How to Be an Ally in Times of Unrest (and Always)

Photo by Volodymyr Hryshchenko on Unsplash

In case you have managed to miss it, here’s the short rundown of #NotAgainSU, a Black student-led movement at Syracuse University. According to organizers, they are “protesting the racial incidents that have been occurring on Syracuse U’s campus because they are being swept under the rug by administration.”

The movement has occupied Crouse-Hinds Hall, the university’s admissions building, since Feb. 17 in protest of over 25 racist, anti-Semitic, xenophobic, and homophobic incidents occurring on campus since November. 

With nearly 13,000 followers on Instagram as, they are even impossible to avoid on social media. Whether you’re involved in the protests or not, there’s no doubt you’ve heard of them. 

If, like me, you are in a position of privilege, you may wonder how you fit into this movement. While wanting to offer support, you may not be sure where to go or how to use your voice. So here’s our guide to being an ally, especially during times of civil unrest. 

Listen to Minorities

Alice Olom, an organizer with the Black Lives Matter movement in Syracuse, says, “allyship is listening. Listening is a very big part of allyship.” 

Everyone has a voice and a right to be heard. Unfortunately, systemic oppression causes some voices to be louder than others. Your responsibility as an ally is to not take that space from those voices already silenced. That’s not to say it can’t be a conversation, but you aren’t the person who decides what oppression looks like. 

Acknowledge and Use Your Privilege

Privilege, especially white privilege, is something that I think many white people struggle to understand. Peggy McIntosh famously explains it in her article White Privilege: Unpacking the Invisible Knapsack, which I encourage you to read for a better understanding of daily instances where your privilege gives you an advantage. 

“We usually think of privilege as being a favored state, whether earned or conferred by birth or luck.
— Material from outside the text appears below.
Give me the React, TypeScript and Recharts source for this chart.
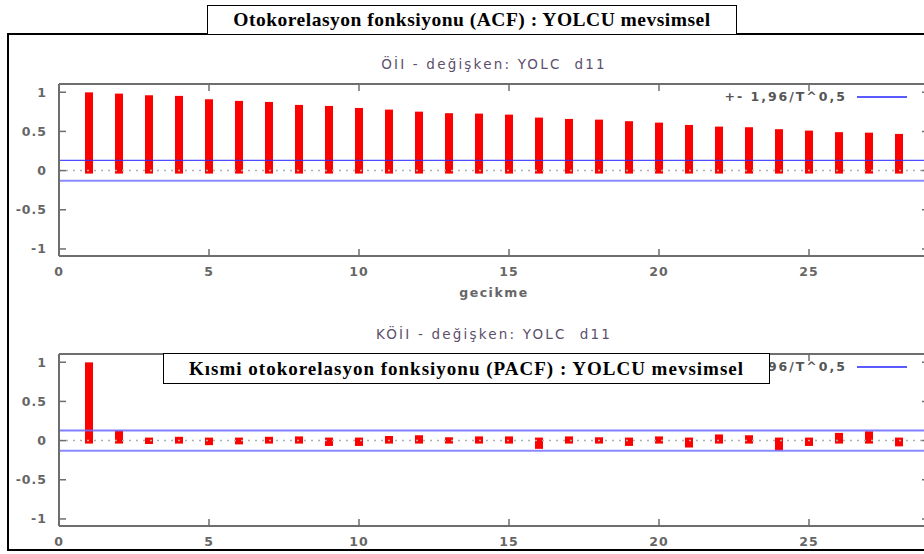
import React from 'react';
import { ComposedChart, Bar, XAxis, YAxis, ReferenceLine } from 'recharts';

// Lags 1..28
const lags = [1, 2, 3, 4, 5, 6, 7, 8, 9, 10, 11, 12, 13, 14, 15, 16, 17, 18, 19, 20, 21, 22, 23, 24, 25, 26, 27, 28];

// Autocorrelation values
const acfValues = [
  0.96, 0.944, 0.923, 0.915, 0.872, 0.851, 0.838, 0.8, 0.787, 0.761, 0.74, 0.714, 0.694, 0.689,
  0.676, 0.638, 0.621, 0.612, 0.592, 0.574, 0.544, 0.523, 0.515, 0.49, 0.472, 0.452, 0.446, 0.43,
];

// Partial autocorrelation values
const pacfValues = [
  0.96, 0.09, -0.005, 0.01, -0.02, -0.01, 0.01, 0.015, -0.03, -0.03, 0.02, 0.03, 0.004, 0.015,
  0.015, -0.067, 0.015, 0.004, -0.03, 0.015, -0.05, 0.04, 0.03, -0.09, -0.03, 0.06, 0.08, -0.035,
];

const xTicks = [0, 5, 10, 15, 20, 25];
const yTicks = [-1, -0.5, 0, 0.5, 1];
const confidenceBand = 0.13;

const acfHeading = 'Otokorelasyon fonksiyonu (ACF) : YOLCU mevsimsel';
const pacfHeading = 'Kısmi otokorelasyon fonksiyonu (PACF) : YOLCU mevsimsel';
const acfPlotTitle = 'ÖİI - değişken: YOLC\u00a0 d11';
const pacfPlotTitle = 'KÖİI - değişken: YOLC\u00a0 d11';
const xAxisLabel = 'gecikme';
const legendLabel = '+- 1,96/T^0,5';

const acfData = lags.map((lag, i) => ({ lag, value: acfValues[i] }));
const pacfData = lags.map((lag, i) => ({ lag, value: pacfValues[i] }));

// layout of each plot panel
const CHART_W = 940;
const CHART_H = 300;
const PLOT = { left: 59, right: 929, top: 84, bottom: 256 };
const FRAME = '#6e6e6e';
const TEXT = '#666';
const FONT = 'DejaVu Sans, Verdana, sans-serif';
const TICK_LEN = 7;
const SPIKE_W = 8;
const SPIKE_EXT = 3;
const Y_DOMAIN: [number, number] = [-1.09, 1.105];
const X_DOMAIN: [number, number] = [0, 29];

const fmt = (v: number) => String(v);

function LeftTick(props: any) {
  const { y, payload } = props;
  return (
    <g>
      <line x1={PLOT.left} x2={PLOT.left + TICK_LEN} y1={y} y2={y} stroke={FRAME} strokeWidth={1.5} />
      <text x={PLOT.left - 12} y={y} dy="0.35em" textAnchor="end" fontFamily={FONT} fontSize={12.5} fontWeight="bold" fill={TEXT} letterSpacing={1}>
        {fmt(payload.value)}
      </text>
    </g>
  );
}

function RightTick(props: any) {
  const { y } = props;
  return <line x1={PLOT.right - TICK_LEN} x2={PLOT.right} y1={y} y2={y} stroke={FRAME} strokeWidth={1.5} />;
}

function BottomTick(props: any) {
  const { x, payload } = props;
  return (
    <g>
      <line x1={x} x2={x} y1={PLOT.bottom} y2={PLOT.bottom - TICK_LEN} stroke={FRAME} strokeWidth={1.5} />
      <text x={x} y={PLOT.bottom + 16} dy="0.35em" textAnchor="middle" fontFamily={FONT} fontSize={12.5} fontWeight="bold" fill={TEXT} letterSpacing={1}>
        {fmt(payload.value)}
      </text>
    </g>
  );
}

function TopTick(props: any) {
  const { x } = props;
  return <line x1={x} x2={x} y1={PLOT.top} y2={PLOT.top + TICK_LEN} stroke={FRAME} strokeWidth={1.5} />;
}

// impulse-style spike, slightly overshooting both ends like a thick line
function Spike(props: any) {
  const { x, y, width, height } = props;
  if (x == null || y == null) return null;
  const cx = x + width / 2;
  const top = Math.min(y, y + height) - SPIKE_EXT;
  const bottom = Math.max(y, y + height) + SPIKE_EXT;
  return <rect x={cx - SPIKE_W / 2} y={top} width={SPIKE_W} height={bottom - top} fill="#ff0000" />;
}

const NoShape = () => null;

function BandLegend() {
  return (
    <svg width={220} height={18} style={{ position: 'absolute', left: 700, top: 88 }}>
      <text x={147} y={9} dy="0.35em" textAnchor="end" fontFamily={FONT} fontSize={12.5} fontWeight="bold" fill="#555" letterSpacing={2}>
        {legendLabel}
      </text>
      <line x1={157} x2={207} y1={9} y2={9} stroke="#5a5aff" strokeWidth={2} />
    </svg>
  );
}

function CorrPanel(props: { data: any[]; title: string; showXLabel: boolean; upperStroke: string; upperWidth: number }) {
  const { data, title, showXLabel, upperStroke, upperWidth } = props;
  return (
    <div style={{ position: 'relative', width: CHART_W, height: CHART_H }}>
      <ComposedChart
        width={CHART_W}
        height={CHART_H}
        data={data}
        margin={{ top: PLOT.top - 1, right: CHART_W - PLOT.right - 1, bottom: CHART_H - PLOT.bottom - 30, left: 0 }}
      >
        <XAxis
          xAxisId="b"
          dataKey="lag"
          type="number"
          domain={X_DOMAIN}
          ticks={xTicks}
          height={30}
          axisLine={{ stroke: FRAME, strokeWidth: 2 }}
          tickLine={false}
          tick={<BottomTick />}
          interval={0}
          label={
            showXLabel
              ? { value: xAxisLabel, position: 'bottom', offset: 2, fontFamily: FONT, fontSize: 12.5, fontWeight: 'bold', fill: TEXT, letterSpacing: 1.5 }
              : undefined
          }
        />
        <XAxis
          xAxisId="t"
          dataKey="lag"
          orientation="top"
          type="number"
          domain={X_DOMAIN}
          ticks={xTicks}
          height={1}
          axisLine={{ stroke: FRAME, strokeWidth: 2 }}
          tickLine={false}
          tick={<TopTick />}
          interval={0}
          label={{ value: title, position: 'top', offset: 14, fontFamily: FONT, fontSize: 13.5, fill: '#5c4f6c', letterSpacing: 2.2 }}
        />
        <YAxis
          yAxisId="l"
          type="number"
          domain={Y_DOMAIN}
          ticks={yTicks}
          width={PLOT.left}
          axisLine={{ stroke: FRAME, strokeWidth: 2 }}
          tickLine={false}
          tick={<LeftTick />}
          interval={0}
        />
        <YAxis
          yAxisId="r"
          orientation="right"
          type="number"
          domain={Y_DOMAIN}
          ticks={yTicks}
          width={1}
          axisLine={{ stroke: FRAME, strokeWidth: 2 }}
          tickLine={false}
          tick={<RightTick />}
          interval={0}
        />
        <ReferenceLine xAxisId="b" yAxisId="l" y={0} stroke="#b0b0b0" strokeWidth={1.5} strokeDasharray="2 5" />
        <Bar xAxisId="b" yAxisId="l" dataKey="value" barSize={SPIKE_W} shape={<Spike />} isAnimationActive={false} />
        {/* binds the mirrored top/right frame axes to the same series */}
        <Bar xAxisId="t" yAxisId="r" dataKey="value" barSize={SPIKE_W} shape={<NoShape />} isAnimationActive={false} />
        <ReferenceLine xAxisId="b" yAxisId="l" y={confidenceBand} stroke={upperStroke} strokeWidth={upperWidth} strokeOpacity={0.85} />
        <ReferenceLine xAxisId="b" yAxisId="l" y={-confidenceBand} stroke="#7676ff" strokeWidth={2} strokeOpacity={0.85} />
      </ComposedChart>
      <BandLegend />
    </div>
  );
}

const headingStyle: React.CSSProperties = {
  position: 'absolute',
  border: '1px solid #000',
  background: '#fff',
  fontFamily: 'Liberation Serif, Times New Roman, serif',
  fontWeight: 'bold',
  color: '#000',
  display: 'flex',
  alignItems: 'center',
  justifyContent: 'center',
  boxSizing: 'border-box',
  whiteSpace: 'nowrap',
  zIndex: 3,
};

export default function App() {
  return (
    <div style={{ position: 'fixed', left: 0, top: 0, width: 924, height: 554, overflow: 'hidden', background: '#fff' }}>
      <div
        style={{
          position: 'absolute',
          left: 7,
          top: 33,
          width: 960,
          height: 518,
          border: '2px solid #000',
          boxSizing: 'border-box',
        }}
      />
      <div style={{ position: 'absolute', left: 0, top: 0, zIndex: 1 }}>
        <CorrPanel data={acfData} title={acfPlotTitle} showXLabel upperStroke="#2e2eff" upperWidth={1.3} />
      </div>
      <div style={{ position: 'absolute', left: 0, top: 270, zIndex: 2 }}>
        <CorrPanel data={pacfData} title={pacfPlotTitle} showXLabel={false} upperStroke="#6a6aff" upperWidth={2} />
      </div>
      <div style={{ ...headingStyle, left: 207, top: 5, width: 530, height: 30, fontSize: 19.5, letterSpacing: 0.5 }}>{acfHeading}</div>
      <div style={{ ...headingStyle, left: 163, top: 353, width: 607, height: 31, fontSize: 19, letterSpacing: 1 }}>{pacfHeading}</div>
    </div>
  );
}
Yet some of the conditions I have described here work systematically to over empower certain groups,” says McIntosh in the article.

Olom provided a few recommendations for students with privilege, including reaching out to outside contacts, such as attorneys or other individuals of power, to get them involved with the movement. She also spoke to the importance of showing up at protests themselves, and using your body as a barrier between the minority students and police. 

At the very least, it is important to utilize one’s privilege through offering necessary supplies to protesters and spreading the movement’s messages on social media. 

Set Your Ego Aside 

This tip came from, Guide to Allyship, a helpful website created by Amélie Lamont that has more information if you’re still trying to find a way to help out.

As an ally, it is not your responsibility to solve racism, but to be a part of the collective movement to end systemic oppression. To do so, it is important to put your ego aside and listen to marginalized voices without overpowering them.

“It is more about listening to the others and trying to help them bring their solution forward,” says Olom. She emphasized that it is not on allies to come up with solutions, but allies should do what they can to help bring solutions to life. 

Implicit bias can play a role as well. Implicit bias is defined by Ohio State University’s Kirwan Institute for the Study of Race and Ethnicityas “attitudes or stereotypes that affect our understanding, actions, and decisions in an unconscious manner.” It can play a serious role in how you treat people without even realizing. 

It is important, especially as an ally, to understand your implicit biases, and do your best to let them go. If nothing else, understand them, so your actions are not dictated by them.

Ultimately, “allyship is a lifelong process. So it’s not just after #NotAgainSU protests are done and everything is done. This is a thing where it has to be ongoing,” says Olom. Even after the protests are resolved, it is important that an ally remain informed, and practice the skills listed above to make things better for all of us.